Opinião

Crise política nos Açores: o desfecho natural

É bom recordar que o Presidente da República justificou o rompimento da prática constitucional de indigitar o líder do partido mais votado (Vasco Cordeiro do PS) com a necessidade de “não se perder tempo” com uma solução que se sabia não ter o suporte da maioria parlamentar.

Em novembro de 2020, o Representante da República indigitou José Manuel Bolieiro Presidente do Governo Regional dos Açores. Na ocasião, Pedro Catarino justificou a indicação do segundo partido mais votado com base no acordo de coligação que o líder do PSD/Açores apresentou com o CDS e com o PPM e, ainda, com os acordos de incidência parlamentar entre estes e a IL e o Chega. Afirmou, também, que estes acordos visavam assegurar a estabilidade governativa e a aprovação dos orçamentos para o prazo da legislatura.

É bom recordar que o Presidente da República justificou o rompimento da prática constitucional de indigitar o líder do partido mais votado (Vasco Cordeiro do PS) com a necessidade de “não se perder tempo” com uma solução que se sabia não ter o suporte da maioria parlamentar.

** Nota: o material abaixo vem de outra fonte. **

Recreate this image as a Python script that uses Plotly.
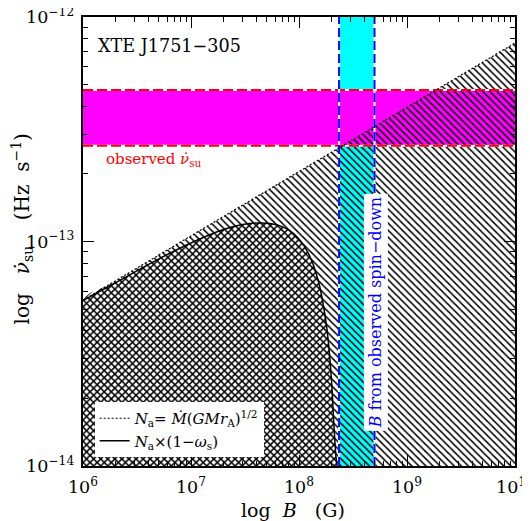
import plotly.graph_objects as go

# ---------------- data ----------------
B_range = [1e6, 1e10]                 # x-axis extent (G)
nu_range = [1e-14, 1e-12]             # y-axis extent (Hz s^-1)

# observed spin-up rate band
nu_obs = [2.67e-13, 4.73e-13]
# B from observed spin-down band
B_spin = [2.35e8, 5.0e8]

# N_a = Mdot (G M r_A)^(1/2)  (straight line in log-log)
B_line = [1.0e6, 1.0e10]
nu_line = [5.48e-14, 7.66e-13]

# N_a x (1 - omega_s)
B_curve = [1.0e6, 2.0e6, 5.0e6, 1.0e7, 2.0e7, 3.0e7, 4.5e7, 6.5e7, 9.0e7,
           1.2e8, 1.5e8, 1.8e8, 2.0e8, 2.1e8, 2.2e8, 2.25e8]
nu_curve = [5.45e-14, 6.55e-14, 8.35e-14, 9.85e-14, 1.13e-13, 1.19e-13, 1.21e-13,
            1.18e-13, 1.08e-13, 9.0e-14, 6.75e-14, 4.2e-14, 2.4e-14, 1.55e-14,
            1.1e-14, 1.0e-14]

FONT = "DejaVu Serif"
NB = "\u00a0"

fig = go.Figure()

# cyan band (B from spin-down)
fig.add_trace(go.Scatter(
    x=[B_spin[0], B_spin[1], B_spin[1], B_spin[0], B_spin[0]],
    y=[nu_range[0], nu_range[0], nu_range[1], nu_range[1], nu_range[0]],
    fill="toself", fillcolor="#00FFFF", mode="none", showlegend=False, hoverinfo="skip"))

# magenta band (observed spin-up)
fig.add_trace(go.Scatter(
    x=[B_range[0], B_range[1], B_range[1], B_range[0], B_range[0]],
    y=[nu_obs[0], nu_obs[0], nu_obs[1], nu_obs[1], nu_obs[0]],
    fill="toself", fillcolor="#FF00FF", mode="none", showlegend=False, hoverinfo="skip"))

# hatched region under the N_a line
fig.add_trace(go.Scatter(
    x=B_line + [B_line[-1], B_line[0], B_line[0]],
    y=nu_line + [nu_range[0], nu_range[0], nu_line[0]],
    fill="toself", mode="none", fillcolor="rgba(0,0,0,0)",
    fillpattern=dict(shape="\\", size=5, solidity=0.3, fgcolor="black", fgopacity=1,
                     bgcolor="rgba(0,0,0,0)"),
    showlegend=False, hoverinfo="skip"))

# cross-hatched region under the torque curve
fig.add_trace(go.Scatter(
    x=B_curve + [B_curve[-1], B_curve[0], B_curve[0]],
    y=nu_curve + [nu_range[0], nu_range[0], nu_curve[0]],
    fill="toself", mode="none", fillcolor="rgba(0,0,0,0)",
    line_shape="spline",
    fillpattern=dict(shape="/", size=5, solidity=0.3, fgcolor="black", fgopacity=1,
                     bgcolor="rgba(0,0,0,0)"),
    showlegend=False, hoverinfo="skip"))

# borders of the magenta band
for v in nu_obs:
    fig.add_trace(go.Scatter(x=B_range, y=[v, v], mode="lines",
                             line=dict(color="white", width=2), showlegend=False, hoverinfo="skip"))
    fig.add_trace(go.Scatter(x=B_range, y=[v, v], mode="lines",
                             line=dict(color="#FF0000", width=2, dash="10px,4px"),
                             showlegend=False, hoverinfo="skip"))

# borders of the cyan band
for b in B_spin:
    fig.add_trace(go.Scatter(x=[b, b], y=nu_range, mode="lines",
                             line=dict(color="white", width=2), showlegend=False, hoverinfo="skip"))
    fig.add_trace(go.Scatter(x=[b, b], y=nu_range, mode="lines",
                             line=dict(color="#0000FF", width=2, dash="9px,4px"),
                             showlegend=False, hoverinfo="skip"))

# lines
fig.add_trace(go.Scatter(
    x=B_line, y=nu_line, mode="lines",
    line=dict(color="black", width=1.2, dash="2px,2px"),
    name="<i>N</i><sub>a</sub>=" + NB + "<i>Ṁ</i>(<i>GMr</i><sub>A</sub>)<sup>1/2</sup>"))
fig.add_trace(go.Scatter(
    x=B_curve, y=nu_curve, mode="lines", line_shape="spline",
    line=dict(color="black", width=1.5),
    name="<i>N</i><sub>a</sub>×(1−<i>ω</i><sub>s</sub>)"))

# text
fig.add_annotation(text="XTE J1751−305", xref="paper", yref="paper", x=0.03, y=0.935,
                   xanchor="left", yanchor="middle", showarrow=False,
                   font=dict(family=FONT, size=17.6, color="black"))
fig.add_annotation(text="observed <i>ν̇</i><sub>su</sub>", xref="paper", yref="paper",
                   x=0.048, y=0.683, xanchor="left", yanchor="middle", showarrow=False,
                   font=dict(family=FONT, size=15, color="#FF0000"))
fig.add_annotation(text="<i>B</i> from observed spin−down", xref="paper", yref="paper",
                   x=0.708, y=0.343, textangle=-90, showarrow=False,
                   bgcolor="white", borderpad=2,
                   font=dict(family=FONT, size=16, color="#0000FF"))

# axis titles
fig.add_annotation(text="log" + NB * 2 + "<i>B</i>" + NB * 3 + "(G)", xref="paper", yref="paper",
                   x=0.485, y=-0.098, xanchor="center", yanchor="middle", showarrow=False,
                   font=dict(family=FONT, size=19, color="black"))
fig.add_annotation(text="log" + NB * 3 + "<i>ν̇</i><sub>su</sub>" + NB * 4
                   + "(Hz" + NB * 2 + "s<sup>−1</sup>)",
                   xref="paper", yref="paper",
                   x=-0.14, y=0.528, xanchor="center", yanchor="middle", textangle=-90,
                   showarrow=False, font=dict(family=FONT, size=20, color="black"))

axis_common = dict(
    type="log", dtick=1, exponentformat="power", showexponent="all",
    ticks="inside", ticklen=11, tickwidth=1, tickcolor="black",
    mirror="allticks", showline=True, linewidth=2, linecolor="black",
    showgrid=False, zeroline=False, automargin=False, ticklabeloverflow="allow",
    minor=dict(ticks="inside", ticklen=5, tickwidth=1, tickcolor="black",
               dtick="D1", showgrid=False),
    tickfont=dict(family=FONT, size=14, color="black"),
)

fig.update_xaxes(range=[6, 10], ticklabelstandoff=5, **axis_common)
fig.update_yaxes(range=[-14, -12], ticklabelstandoff=4, **axis_common)

# the page body adds an 8 px offset; size the figure so the plot area lands
# where the reference has it
fig.update_layout(
    width=522, height=513,
    margin=dict(l=75, r=15, t=9, b=55),
    plot_bgcolor="white", paper_bgcolor="white",
    font=dict(family=FONT, color="black"),
    legend=dict(x=0.027, y=0.02, xanchor="left", yanchor="bottom",
                bgcolor="white", itemwidth=30, tracegroupgap=0,
                font=dict(family=FONT, size=15, color="black")),
)

fig.write_html("out.html")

Três anos volvidos, a proposta de Orçamento para 2024 tem chumbo pré-anunciado. Em março, a Iniciativa Liberal denunciou o acordo de incidência parlamentar com a coligação e, este mês, PAN, IL e Chega anunciaram que não votariam a favor do orçamento por não terem confiança no Governo Regional. Ou seja, a base parlamentar que serviu para dar posse ao governo da coligação PSD, CDS e PPM deixou formalmente de existir. Perante esta circunstância, os líderes da coligação têm insistido na ideia de que a Lei de Enquadramento Orçamental da Região Autónoma dos Açores obriga a apresentação, no prazo de 90 dias, de uma segunda proposta de orçamento e só perante um segundo chumbo poderá o Presidente da República dissolver a Assembleia Legislativa. Esta é uma interpretação politicamente motivada e sem respaldo jurídico. Na verdade, nos termos constitucionais, a dissolução da ALRAA é um ato político livre do Presidente da República bastando, para o efeito, que sejam observados os seguintes requisitos: audição prévia do Conselho de Estado e dos partidos representados na Assembleia objeto de dissolução. Assim, a ideia de que o Presidente da República teria, obrigatoriamente, de esperar por um segundo chumbo orçamental resultaria numa inaceitável e inconstitucional compressão dos poderes e das competências do chefe de Estado.

Perante o chumbo do orçamento e a perda de apoio parlamentar, o desfecho para a crise política nos Açores é óbvio. Para ser coerente com os fundamentos que motivaram a indigitação do segundo partido mais votado – e até “para não perder mais tempo” - só resta ao Presidente dissolver o Parlamento Regional e convocar eleições antecipadas.